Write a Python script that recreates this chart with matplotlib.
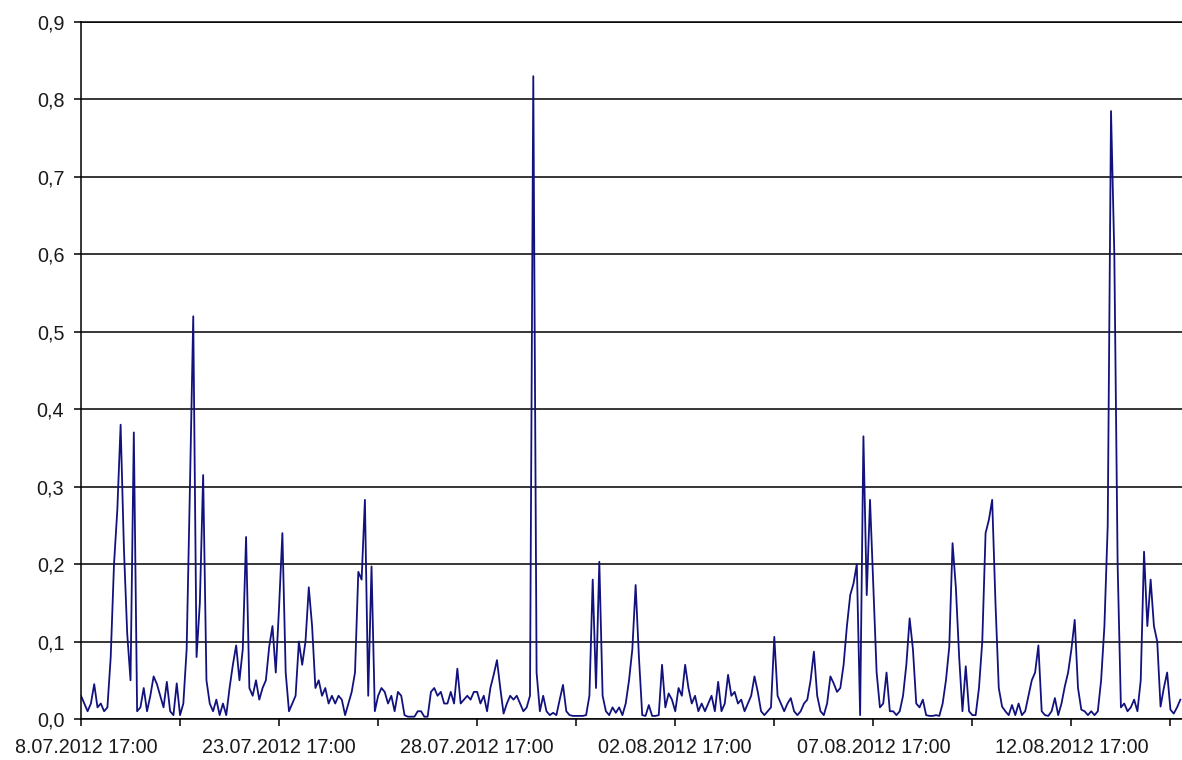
import numpy as np
import pandas as pd
import matplotlib
matplotlib.use("Agg")
from matplotlib import pyplot as plt
from matplotlib.ticker import FuncFormatter
from matplotlib.transforms import Bbox, TransformedBbox

plt.rcParams['font.family'] = ['Liberation Sans', 'DejaVu Sans']

# values every 2 hours, starting 18.07.2012 17:00, in 5-day blocks
b0 = [0.03, 0.02, 0.01, 0.02, 0.045, 0.015, 0.02, 0.01, 0.015, 0.08,
      0.2, 0.27, 0.38, 0.22, 0.11, 0.05, 0.37, 0.01, 0.015, 0.04,
      0.01, 0.03, 0.055, 0.045, 0.03, 0.015, 0.048, 0.01, 0.005, 0.046,
      0.005, 0.02, 0.09, 0.3, 0.52, 0.08, 0.15, 0.315, 0.05, 0.02,
      0.01, 0.025, 0.005, 0.02, 0.005, 0.04, 0.07, 0.095, 0.05, 0.09,
      0.235, 0.04, 0.03, 0.05, 0.025, 0.04, 0.05, 0.093, 0.12, 0.06]
b1 = [0.145, 0.24, 0.06, 0.01, 0.02, 0.03, 0.1, 0.07, 0.1, 0.17,
      0.12, 0.04, 0.05, 0.03, 0.04, 0.02, 0.03, 0.02, 0.03, 0.025,
      0.005, 0.02, 0.035, 0.06, 0.19, 0.18, 0.283, 0.03, 0.197, 0.01,
      0.03, 0.04, 0.035, 0.02, 0.03, 0.01, 0.035, 0.03, 0.005, 0.003,
      0.003, 0.003, 0.01, 0.01, 0.003, 0.003, 0.035, 0.04, 0.03, 0.035,
      0.02, 0.02, 0.035, 0.02, 0.065, 0.02, 0.025, 0.03, 0.025, 0.035]
b2 = [0.035, 0.02, 0.03, 0.01, 0.04, 0.057, 0.076, 0.04, 0.007, 0.02,
      0.03, 0.025, 0.03, 0.02, 0.01, 0.015, 0.03, 0.83, 0.06, 0.01,
      0.03, 0.01, 0.005, 0.008, 0.005, 0.025, 0.044, 0.01, 0.005, 0.004,
      0.004, 0.004, 0.004, 0.005, 0.03, 0.18, 0.04, 0.203, 0.03, 0.01,
      0.005, 0.015, 0.008, 0.015, 0.005, 0.02, 0.05, 0.09, 0.173, 0.08,
      0.005, 0.004, 0.018, 0.004, 0.004, 0.005, 0.07, 0.015, 0.033, 0.025]
b3 = [0.01, 0.04, 0.03, 0.07, 0.04, 0.02, 0.03, 0.01, 0.02, 0.01,
      0.02, 0.03, 0.01, 0.048, 0.01, 0.02, 0.057, 0.03, 0.035, 0.02,
      0.025, 0.01, 0.02, 0.03, 0.055, 0.035, 0.01, 0.005, 0.01, 0.015,
      0.106, 0.03, 0.02, 0.01, 0.02, 0.027, 0.01, 0.005, 0.01, 0.02,
      0.025, 0.05, 0.087, 0.03, 0.01, 0.005, 0.02, 0.055, 0.046, 0.035,
      0.04, 0.07, 0.12, 0.16, 0.175, 0.2, 0.005, 0.365, 0.16, 0.283]
b4 = [0.17, 0.06, 0.015, 0.02, 0.06, 0.01, 0.01, 0.005, 0.01, 0.03,
      0.07, 0.13, 0.09, 0.02, 0.015, 0.025, 0.005, 0.004, 0.004, 0.005,
      0.004, 0.02, 0.05, 0.093, 0.227, 0.17, 0.08, 0.01, 0.068, 0.01,
      0.005, 0.005, 0.04, 0.1, 0.24, 0.257, 0.283, 0.15, 0.04, 0.016,
      0.01, 0.005, 0.018, 0.005, 0.02, 0.005, 0.01, 0.03, 0.05, 0.06,
      0.095, 0.01, 0.005, 0.004, 0.01, 0.027, 0.005, 0.02, 0.042, 0.06]
b5 = [0.09, 0.128, 0.04, 0.012, 0.01, 0.005, 0.01, 0.005, 0.01, 0.05,
      0.12, 0.25, 0.785, 0.6, 0.2, 0.015, 0.02, 0.01, 0.015, 0.025,
      0.01, 0.05, 0.216, 0.12, 0.18, 0.12, 0.1, 0.016, 0.04, 0.06,
      0.012, 0.007, 0.015, 0.025]

values = np.array(b0 + b1 + b2 + b3 + b4 + b5)
times = pd.date_range("2012-07-18 17:00", periods=len(values), freq="2h")

fig = plt.figure(figsize=(11.82, 7.6), dpi=100)
ax = fig.add_axes([81/1182, 41/760, 1101/1182, 697/760])

ax.plot(times, values, color='#12127e', lw=1.3)

ax.set_ylim(0, 0.9)
ax.set_yticks(np.arange(0, 0.91, 0.1))
ax.yaxis.set_major_formatter(FuncFormatter(lambda v, p: ('%.1f' % v).replace('.', ',')))
ax.set_xlim(times[0], times[0] + pd.Timedelta(hours=667))

major = times[::60]
minor = times[30::60]
ax.set_xticks(major)
ax.set_xticklabels([t.strftime('%d.%m.%Y %H:%M') for t in major])
ax.set_xticks(minor, minor=True)

ax.yaxis.grid(True, color='black', lw=1.1)
ax.set_axisbelow(True)
for s in ['left', 'bottom', 'top']:
    ax.spines[s].set_color('black')
    ax.spines[s].set_linewidth(1.1)
ax.spines['right'].set_visible(False)

ax.tick_params(axis='both', which='both', direction='out', length=5, width=1.1, color='black',
               labelsize=14.2, labelcolor='#1a1a1a')
ax.tick_params(axis='y', pad=7)
ax.tick_params(axis='x', pad=9)

# first date label is cut at the left edge, as in the original chart
first = ax.xaxis.get_majorticklabels()[0]
first.set_clip_box(TransformedBbox(Bbox([[16/1182, 0], [0.3, 1]]), fig.transFigure))
first.set_clip_on(True)

plt.savefig("out.png", dpi=100)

Exercise description:
Only lines belong in the copy: transcribe those from the start of the data through the line that contains "plt.rcParams['font.family'] = ['Liberation", and skip the pictures.

Full answer:
Write a Python script that recreates this chart with matplotlib.
import numpy as np
import pandas as pd
import matplotlib
matplotlib.use("Agg")
from matplotlib import pyplot as plt
from matplotlib.ticker import FuncFormatter
from matplotlib.transforms import Bbox, TransformedBbox

plt.rcParams['font.family'] = ['Liberation Sans', 'DejaVu Sans']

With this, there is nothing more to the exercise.